Your objective: Every line with the word "Clone" in it should be extracted from the data that follows.

Dataset excerpts:
────────────────

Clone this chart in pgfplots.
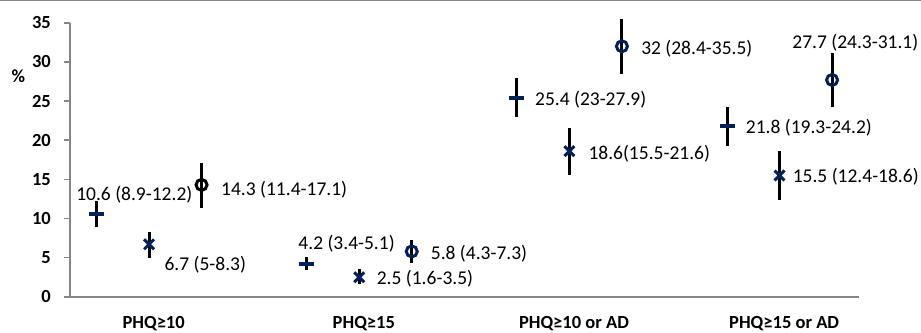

────────────────

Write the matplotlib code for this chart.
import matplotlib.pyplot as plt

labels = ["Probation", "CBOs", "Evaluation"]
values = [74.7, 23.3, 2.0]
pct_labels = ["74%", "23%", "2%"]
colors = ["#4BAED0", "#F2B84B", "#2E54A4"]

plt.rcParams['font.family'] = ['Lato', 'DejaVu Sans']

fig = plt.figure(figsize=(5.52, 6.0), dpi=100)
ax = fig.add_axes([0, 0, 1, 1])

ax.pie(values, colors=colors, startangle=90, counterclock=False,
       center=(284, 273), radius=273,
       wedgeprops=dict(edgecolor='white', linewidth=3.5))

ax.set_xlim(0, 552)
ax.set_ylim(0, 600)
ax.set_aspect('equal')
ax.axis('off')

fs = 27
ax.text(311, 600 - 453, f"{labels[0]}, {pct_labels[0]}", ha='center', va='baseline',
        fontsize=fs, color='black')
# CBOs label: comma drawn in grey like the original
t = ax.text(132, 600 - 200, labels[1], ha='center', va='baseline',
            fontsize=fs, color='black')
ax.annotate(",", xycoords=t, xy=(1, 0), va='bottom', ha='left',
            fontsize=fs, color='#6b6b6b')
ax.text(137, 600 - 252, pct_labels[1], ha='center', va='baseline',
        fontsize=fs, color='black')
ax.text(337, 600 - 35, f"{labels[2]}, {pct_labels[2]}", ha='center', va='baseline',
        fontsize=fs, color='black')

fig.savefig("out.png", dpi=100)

────────────────

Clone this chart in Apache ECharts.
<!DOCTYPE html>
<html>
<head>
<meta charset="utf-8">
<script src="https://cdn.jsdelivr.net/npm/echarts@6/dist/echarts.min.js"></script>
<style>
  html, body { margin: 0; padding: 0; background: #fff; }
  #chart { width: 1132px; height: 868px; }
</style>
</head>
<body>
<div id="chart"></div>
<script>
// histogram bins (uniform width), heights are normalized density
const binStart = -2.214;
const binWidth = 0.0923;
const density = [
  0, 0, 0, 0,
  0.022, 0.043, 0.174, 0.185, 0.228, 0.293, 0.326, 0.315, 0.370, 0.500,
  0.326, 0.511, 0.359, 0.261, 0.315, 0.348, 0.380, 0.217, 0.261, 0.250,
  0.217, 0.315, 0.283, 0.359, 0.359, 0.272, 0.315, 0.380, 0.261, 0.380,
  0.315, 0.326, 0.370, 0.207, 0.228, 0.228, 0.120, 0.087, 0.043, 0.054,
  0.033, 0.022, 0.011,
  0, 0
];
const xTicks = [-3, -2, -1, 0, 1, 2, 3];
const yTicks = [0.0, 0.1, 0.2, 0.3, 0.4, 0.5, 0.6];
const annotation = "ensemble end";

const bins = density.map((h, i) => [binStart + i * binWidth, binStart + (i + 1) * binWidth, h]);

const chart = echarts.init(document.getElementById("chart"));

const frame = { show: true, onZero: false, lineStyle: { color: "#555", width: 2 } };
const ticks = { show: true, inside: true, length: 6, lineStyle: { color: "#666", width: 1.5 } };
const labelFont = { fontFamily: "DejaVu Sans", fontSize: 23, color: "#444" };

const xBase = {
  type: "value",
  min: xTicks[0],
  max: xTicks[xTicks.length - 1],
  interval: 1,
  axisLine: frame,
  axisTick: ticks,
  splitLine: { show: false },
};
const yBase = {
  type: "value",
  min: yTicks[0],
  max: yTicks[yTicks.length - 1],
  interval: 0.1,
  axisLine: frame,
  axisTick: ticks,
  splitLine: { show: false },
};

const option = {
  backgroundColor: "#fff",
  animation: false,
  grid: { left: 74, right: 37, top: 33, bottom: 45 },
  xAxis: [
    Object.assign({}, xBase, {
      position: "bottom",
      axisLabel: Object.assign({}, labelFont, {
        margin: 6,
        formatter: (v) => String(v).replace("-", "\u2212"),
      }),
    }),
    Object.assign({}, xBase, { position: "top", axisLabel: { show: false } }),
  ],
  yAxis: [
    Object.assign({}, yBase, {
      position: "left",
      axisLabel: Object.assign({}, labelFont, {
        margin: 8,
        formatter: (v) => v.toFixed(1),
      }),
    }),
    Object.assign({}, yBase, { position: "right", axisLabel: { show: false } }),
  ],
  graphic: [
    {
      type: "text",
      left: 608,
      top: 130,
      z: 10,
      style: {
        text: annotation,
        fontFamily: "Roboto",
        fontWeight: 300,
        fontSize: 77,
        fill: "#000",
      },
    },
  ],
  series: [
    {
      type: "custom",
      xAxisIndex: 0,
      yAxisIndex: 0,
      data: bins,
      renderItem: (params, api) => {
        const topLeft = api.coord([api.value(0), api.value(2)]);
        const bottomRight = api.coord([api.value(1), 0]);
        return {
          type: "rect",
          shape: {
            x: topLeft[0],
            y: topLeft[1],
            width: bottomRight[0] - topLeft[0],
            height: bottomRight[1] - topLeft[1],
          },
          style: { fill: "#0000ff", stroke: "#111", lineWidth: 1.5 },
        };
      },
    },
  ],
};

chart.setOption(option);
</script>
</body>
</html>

────────────────

Correct output:
Clone this chart in pgfplots.
Clone this chart in Apache ECharts.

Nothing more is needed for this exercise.